Fractions are really challenging for a lot of students. Often, it makes a big difference when they can see how different fraction values fit into a whole. This free fraction lesson plan uses exactly this strategy, giving strong visuals to help students truly understand.

## Take out the guesswork with engaging math kits.

It’s time to take a break from having to do so much prep work! Keep students engaged with lots of options (while also saving valuable time) with the power of a math kit. Check out more than 15 options here where you can choose by grade or focus areas like coding and algebra. All the kits include hands-on activities and will help kids stay on track with their learning targets.

## Run your own live game show.

Knowledgehook is one of the most user-friendly math platforms out there, and there are so many extras to explore on their site. They have great features for online and blended learning. One of them is the ability to have your own live game show with students. This is a great way to check for comprehension and make learning fun. Learn more about this feature and Knowledgehook right here.

## Use the power of Star Wars to encourage students to practice.

This isn’t your typical math workbook, though it has plenty of practice pages and math problems to challenge students. Available at several grade levels, the 1st grade book (shown here) features Darth Vader on the cover. Sometimes practice is all about how you position it, so this might be just the thing to send home with students. You can feel good knowing it aligns with common core standards, too.

## Turn baking and your favorite recipe into a fun math lesson.

Baking is the perfect time to practice fractions. This free lesson plan challenges students to cut a muffin recipe in half. Challenge students to rewrite the recipe in class. Then when they master this one, have them do the same with a favorite recipe of their own.

## Build, count, and learn geometry with Magformers.

Magformers are a student favorite because they mix building with magnets.
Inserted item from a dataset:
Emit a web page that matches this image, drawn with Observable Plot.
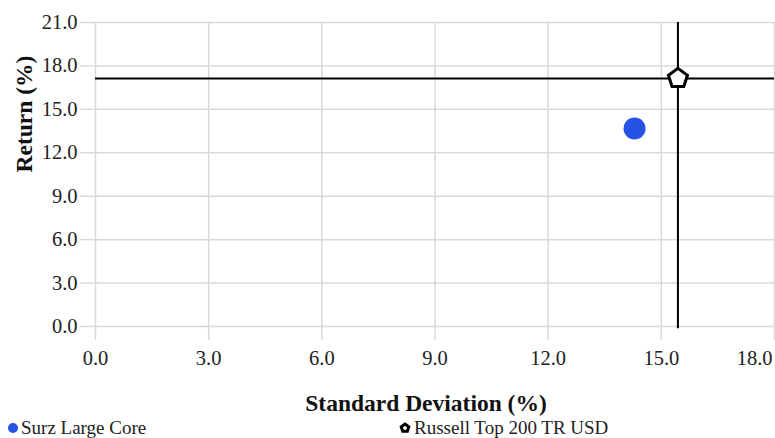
<!DOCTYPE html>
<html>
<head>
<meta charset="utf-8">
<script src="https://cdn.jsdelivr.net/npm/d3@7"></script>
<script src="https://cdn.jsdelivr.net/npm/@observablehq/plot@0.6"></script>
<style>
  html, body { margin: 0; padding: 0; background: #fff; }
  body { width: 775px; height: 438px; overflow: hidden; font-family: "Liberation Serif", "Times New Roman", serif; }
  #legend { position: relative; height: 20px; font-size: 19px; color: #222; font-family: "Liberation Serif", "Times New Roman", serif; }
  #legend .item { position: absolute; top: 0; display: flex; align-items: center; white-space: nowrap; line-height: 20px; }
  #legend svg { margin-right: 3px; }
</style>
</head>
<body>
<div id="chart"></div>
<div id="legend"></div>
<script>
const names = ["Surz Large Core", "Russell Top 200 TR USD"];
const stdDev = [14.29, 15.44];
const returns = [13.68, 17.14];
const xTicks = [0, 3, 6, 9, 12, 15, 18];
const yTicks = [0, 3, 6, 9, 12, 15, 18, 21];
const xLabel = "Standard Deviation (%)";
const yLabel = "Return (%)";

const data = names.map((n, i) => ({name: n, x: stdDev[i], y: returns[i]}));

const pentagon = {
  draw(context, size) {
    const R = Math.sqrt(size / Math.PI);
    for (let k = 0; k < 5; k++) {
      const a = -Math.PI / 2 + k * 2 * Math.PI / 5;
      const px = R * Math.cos(a), py = R * Math.sin(a);
      if (k === 0) context.moveTo(px, py); else context.lineTo(px, py);
    }
    context.closePath();
  }
};

const grid = "#d9d9d9";
const fmt = d3.format(".1f");
const lastX = xTicks[xTicks.length - 1];

const chart = Plot.plot({
  width: 775,
  height: 418,
  marginLeft: 95,
  marginRight: 1,
  marginTop: 22,
  marginBottom: 92,
  style: {fontFamily: "'Liberation Serif', 'Times New Roman', serif", fontSize: "20.5px", color: "#222", background: "#fff"},
  x: {domain: [0, 18]},
  y: {domain: [0, 21]},
  marks: [
    Plot.gridX(xTicks, {stroke: grid, strokeOpacity: 1, strokeWidth: 1.5}),
    Plot.gridY(yTicks, {stroke: grid, strokeOpacity: 1, strokeWidth: 1.5}),
    Plot.axisX({ticks: xTicks, tickFormat: d => d === lastX ? "" : fmt(d), tickSize: 14, tickPadding: 10, stroke: grid, strokeWidth: 1.5, label: null, fill: "#222"}),
    Plot.text([lastX], {x: d => d, text: d => fmt(d), frameAnchor: "bottom", textAnchor: "end", lineAnchor: "top", dy: 24, dx: -2, fill: "#222"}),
    Plot.axisY({ticks: yTicks, tickFormat: fmt, tickSize: 15, tickPadding: 3, stroke: grid, strokeWidth: 1.5, label: null, fill: "#222"}),
    Plot.ruleX([stdDev[1]], {stroke: "#000", strokeWidth: 2, y1: -0.15, y2: 21}),
    Plot.ruleY([returns[1]], {stroke: "#000", strokeWidth: 2}),
    Plot.dot([data[0]], {x: "x", y: "y", r: 11, fill: "#2553e6", stroke: null}),
    Plot.dot([data[1]], {x: "x", y: "y", r: 10, symbol: pentagon, fill: "#fff", stroke: "#000", strokeWidth: 3}),
    Plot.text([xLabel], {frameAnchor: "bottom", dy: 84, dx: -9, fontWeight: "bold", fontSize: 23.5, fill: "#111"}),
    Plot.text([yLabel], {frameAnchor: "left", dx: -71, dy: -2, rotate: -90, fontWeight: "bold", fontSize: 23.5, fill: "#111"})
  ]
});
document.getElementById("chart").appendChild(chart);

const legend = document.getElementById("legend");
const pentPath = (() => { const p = d3.path(); pentagon.draw(p, Math.PI * 16); return p.toString(); })();
const icons = [
  `<svg width="10" height="10" viewBox="-5 -5 10 10"><circle r="5" fill="#2553e6"/></svg>`,
  `<svg width="12" height="12" viewBox="-6 -6 12 12"><path d="${pentPath}" fill="#fff" stroke="#000" stroke-width="3"/></svg>`
];
const lefts = [8, 399];
names.forEach((n, i) => {
  const div = document.createElement("div");
  div.className = "item";
  div.style.left = lefts[i] + "px";
  div.innerHTML = icons[i] + `<span>${n}</span>`;
  legend.appendChild(div);
});
</script>
</body>
</html>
There are so many ways to use Magformers, including setting them up as math manipulatives for counting, addition, subtraction, and multiplication. Students can also explore using them to make geometric shapes. This set comes with a 50-page math book with activities, giving students challenges and additional ideas. This set is perfect for a math center

## Have regular game days with your early childhood students.

Unstructured play is incredibly important for young minds, so it’s a great excuse to set up regular game days in the classroom. Even simple games like Candyland, Chutes and Ladders, and the card game War can help with counting and basic addition/subtraction. This set of math games are perfect for setting up a math center. There’s a lot of variety here to practice counting, telling time, and addition and subtraction. It’s a great way to help students retain the information they’re learning during math time.

## Keep math games going even in the upper grades.

Many times, there’s a lot of focus on play-based learning for early childhood, but then it seems to go by the wayside as students get older. Yet, this is often when students can benefit from it most, especially when it comes to math. These math games are all perfect for students in second grade and up. They take concepts to the next level, including strategizing and making equations.

## Turn anything and everything into a game with these Braille math blocks.

Simple blocks can be used for just about any math concept in the classroom. Roll the dice to practice place value. Combine numbers for addition, subtraction, or multiplication. Put the blocks into a mystery box, encouraging kids to learn the Braille symbols as they create their own math equations. The sky is really the limit. Get the blocks here.

## Encourage good financial literacy by having a classroom store.

Financial literacy and saving money are concepts that are good to teach at any age, and this play money is perfect for setting up a classroom store. Encourage young kids to set prices of ordinary items like pencils, Post-its, and paper. Then create a tracking and checkout system. Students will love taking charge of the classroom store, and it will teach them financial responsibility, too.

Learning how to make math fun is really pretty easy. As students retain more information and even start looking forward to math, it’ll be clear it was worth the effort.